History of Emerging Markets
For many years, emerging markets were an afterthought, with mortgage lending activity aimed at these consumers inspired more by the Community Reinvestment Act (CRA) than by market forces. That has slowly started to change. By some accounts, 60 percent of all first-time home starts over the next 10 years will come from minorities —an opportunity that is simply too large to ignore.
Historically, there have been a number of challenges in serving the emerging markets segment. Because many of these loans are exception-based – and many of the borrowers do not understand the lending process and don’t have the proper documentation – it can easily take two-to-three times as long to complete a transaction. Many loan officers may not know about, or don’t have access to, the types of lending programs for which an emerging markets borrower is qualified. (How many existing loan products are set up to recognize ITIN documentation, for example?) As a practical matter, the channel that serves emerging markets is often limited to two or three products, on the assumption that all loan activity will be sub-prime.
Because of this, predatory lending has also been a problem for this market. By some published estimates, 23 percent of all sub-prime borrowers could have qualified for a prime loan had the loan officer had access to the full range of available products, and taken time to help the borrower assemble the proper documentation. Analysis of origination data under the Home Mortgage Disclosure Act (HMDA) has further served to highlight the rate differential between minority and non-minority borrowers, putting greater pressure on lenders to address this issue. Failure to do so will have significant consequences.
The Role of Technology
Fortunately for both lenders and borrowers, new types of loan origination systems (LOS) and decisioning technologies that are based on service-oriented architectures (SOA) are emerging to make it much easier to address these issues. These systems help level the playing field for borrowers by enabling lenders to easily give every loan officer at every branch access to the complete range of potential loan products right at the point of sale. They also give managers a centralized view of the entire mortgage pipeline, across all channels and business units. In this way, they act as an anti-predatory lending tool for lenders, helping to monitor and ensure compliance. For the lender, this is invaluable.

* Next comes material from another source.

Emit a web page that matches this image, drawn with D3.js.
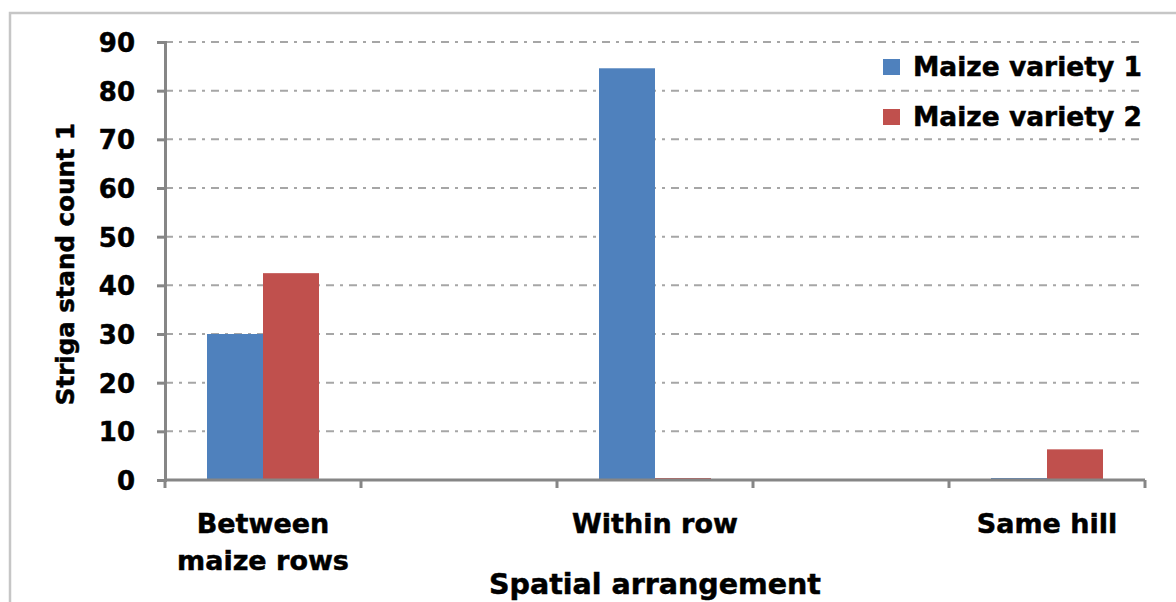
<!DOCTYPE html>
<html>
<head>
<meta charset="utf-8">
<script src="https://cdn.jsdelivr.net/npm/d3@7"></script>
<style>
  html, body { margin: 0; padding: 0; background: #fff; }
  svg { display: block; }
  text { font-family: "DejaVu Sans", Verdana, sans-serif; font-weight: bold; fill: #000; stroke: #000; stroke-width: 0.5px; }
</style>
</head>
<body>
<svg id="chart" width="1176" height="602"></svg>
<script>
// Category slots along the x axis (blank slots separate the arrangements)
const categories = [["Between", "maize rows"], [""], ["Within row"], [""], ["Same hill"]];
const seriesNames = ["Maize variety 1", "Maize variety 2"];
const variety1 = [30, 0, 84.6, 0, 0.4];
const variety2 = [42.5, 0, 0.4, 0, 6.3];
const yTicks = [0, 10, 20, 30, 40, 50, 60, 70, 80, 90];
const colors = ["#4f81bd", "#c0504d"];

const svg = d3.select("#chart");
const plot = { left: 165, right: 1145, top: 42, bottom: 480 };

// Outer chart frame
svg.append("rect")
  .attr("x", 10).attr("y", 13)
  .attr("width", 1300).attr("height", 800)
  .attr("fill", "#fff")
  .attr("stroke", "#c6c6c6").attr("stroke-width", 2.5);

const x0 = d3.scaleBand()
  .domain(d3.range(categories.length))
  .range([plot.left, plot.right])
  .paddingInner(0).paddingOuter(0);

const x1 = d3.scaleBand()
  .domain(d3.range(seriesNames.length))
  .range([0, x0.bandwidth()])
  .paddingInner(0).paddingOuter(0.75);

const y = d3.scaleLinear().domain([0, 90]).range([plot.bottom, plot.top]);

// Horizontal dash-dot gridlines
svg.append("g")
  .selectAll("line")
  .data(yTicks.filter(d => d > 0))
  .join("line")
  .attr("x1", plot.left).attr("x2", plot.right)
  .attr("y1", d => y(d)).attr("y2", d => y(d))
  .attr("stroke", "#a6a6a6").attr("stroke-width", 2)
  .attr("stroke-dasharray", "8,6,3,6");

// Bars
const seriesValues = [variety1, variety2];
const barG = svg.append("g");
seriesValues.forEach((vals, si) => {
  barG.selectAll(null)
    .data(vals.map((v, i) => ({ v, i })).filter(d => d.v > 0))
    .join("rect")
    .attr("x", d => x0(d.i) + x1(si))
    .attr("width", x1.bandwidth())
    .attr("y", d => y(d.v))
    .attr("height", d => y(0) - y(d.v))
    .attr("fill", colors[si]);
});

// Y axis
const yAxis = svg.append("g")
  .attr("transform", `translate(${plot.left},0)`)
  .call(d3.axisLeft(y).tickValues(yTicks).tickSize(8).tickPadding(22));
yAxis.select(".domain").attr("stroke", "#868686").attr("stroke-width", 3);
yAxis.selectAll(".tick line").attr("stroke", "#868686").attr("stroke-width", 3);
yAxis.selectAll(".tick text")
  .style("font-size", "26px").style("font-weight", "bold")
  .style("font-family", "'DejaVu Sans', Verdana, sans-serif")
  .attr("fill", "#000").attr("dy", "0.36em");

// X axis line with ticks at slot boundaries
const xg = svg.append("g");
const boundaries = d3.range(categories.length).map(i => x0(i)).concat([x0.range()[1]]);
xg.append("line")
  .attr("x1", plot.left).attr("x2", plot.right)
  .attr("y1", y(0)).attr("y2", y(0))
  .attr("stroke", "#868686").attr("stroke-width", 3);
xg.selectAll("line.tick")
  .data(boundaries)
  .join("line")
  .attr("class", "tick")
  .attr("x1", d => d).attr("x2", d => d)
  .attr("y1", y(0)).attr("y2", y(0) + 8)
  .attr("stroke", "#868686").attr("stroke-width", 3);

// Category labels
const catG = svg.append("g");
categories.forEach((lines, i) => {
  const cx = x0(i) + x0.bandwidth() / 2;
  const t = catG.append("text")
    .attr("text-anchor", "middle")
    .attr("x", cx)
    .attr("y", 533)
    .style("font-size", "27px");
  lines.forEach((ln, k) => {
    t.append("tspan")
      .attr("x", cx)
      .attr("dy", k === 0 ? 0 : 37)
      .text(ln);
  });
});

// Axis titles
svg.append("text")
  .attr("text-anchor", "middle")
  .attr("x", (plot.left + plot.right) / 2)
  .attr("y", 594)
  .style("font-size", "28.5px")
  .text("Spatial arrangement");

svg.append("text")
  .attr("text-anchor", "middle")
  .attr("transform", `translate(74,${(plot.top + plot.bottom) / 2 + 3}) rotate(-90)`)
  .style("font-size", "24.5px")
  .text("Striga stand count 1");

// Legend
const legend = svg.append("g");
seriesNames.forEach((name, i) => {
  const g = legend.append("g").attr("transform", `translate(883,${59 + i * 50})`);
  g.append("rect").attr("width", 17).attr("height", 16).attr("fill", colors[i]).attr("stroke", "none");
  g.append("text").attr("x", 30).attr("y", 17).style("font-size", "26.5px").text(name);
});
</script>
</body>
</html>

Solutions based on service-oriented architectures also make it simpler and faster to design, test, roll out, and support lending programs across the enterprise specifically for emerging markets. Non-traditional credit programs can be pushed out to the point of sale. One such program allows the lending agent to calculate a credit score for a potential borrower based on utility bills and rental history rather than the traditional documentation. These systems can also greatly simplify the process of creating new channels to serve an emerging markets population, allowing lenders to more effectively recruit minority brokers, and brokers to increase their ability to offer the “right product at the right price” to minority borrowers.
Looking Ahead
The low interest rate environment that has helped triple loan volume in recent years won’t last forever. Industry forecasts for 2006 and beyond have rates increasing again, so lenders, brokers, and correspondents who want to maintain or grow market share in this environment — while effectively addressing the requirements of the CRA and Fair Housing Act —will need to re-double their efforts to serve the emerging markets sector.
At the same time, the compliance environment is becoming increasingly stringent, with the stakes for failing to adhere to best practices getting higher every day. So smart lenders are now looking to emerging markets for future share potential, and they are beginning to plan their product and technology approaches today. Are you?